# Gripper II



## e~shot (Jun 3, 2010)

Guys meet GRIPPER II










PDF file for A4 size print without scale 
View attachment GRIPPER II_A4.pdf


PDF file for LETTER size print without scale 
View attachment GRIPPER II_LETTER.pdf


----------



## Slingshots rule (Apr 5, 2011)

Nice 
Going to make one
SR


----------



## Peresh (May 3, 2010)

irfan, looks really good . did u make it yet?


----------



## Classic Slingshot (Apr 27, 2011)

thanks irfan im going to build one of this


----------



## alfshooter (May 11, 2011)

Thanks friend by conpartir, is a very elegant design, a greeting from Spain


----------



## mxred91 (Aug 8, 2010)

Irfan that is cool.
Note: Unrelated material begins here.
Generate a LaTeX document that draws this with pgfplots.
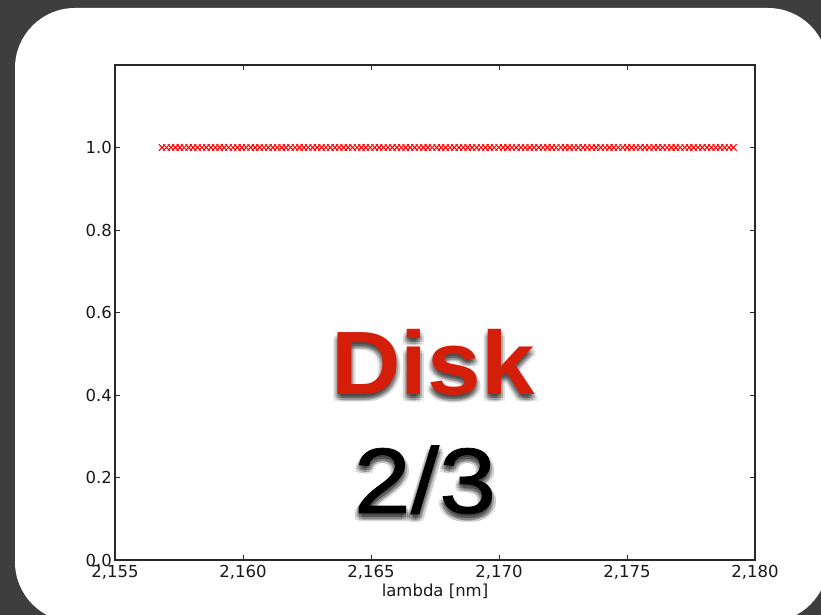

Did you get that coping saw yet?

Chuck S.


----------



## e~shot (Jun 3, 2010)

peresh said:


> Irfan that is cool. Did you get that coping saw yet?
> 
> Chuck S.


Yes, I got my coping saw but sadly I have not made it yet. we was moved to new place due to repair in house, few of my tools are at house and few here. things are going bit slow at new place. even I m having space problem for shooting finally I mange to shoot on steps as pic LOL. I m bit stuck here, so it will take little time make some slingshots and show to you guys.


----------



## bj000 (Jul 21, 2011)

just a little adjustment..


----------



## Daniel J (Dec 15, 2010)

i think it looks cool. i'll make one when i get the chance


----------



## Jim Williams (Jul 6, 2011)

Thanks for the design e~shot, I made one yesterday from Oak: http://imageshack.us/photo/my-images/808/photo0313l.jpg/


----------



## e~shot (Jun 3, 2010)

bj000 said:


> Thanks for the design e~shot, I made one yesterday from Oak: http://imageshack.us...photo0313l.jpg/


That looks nice Jim


----------



## newconvert (Dec 12, 2011)

cool design irfan


----------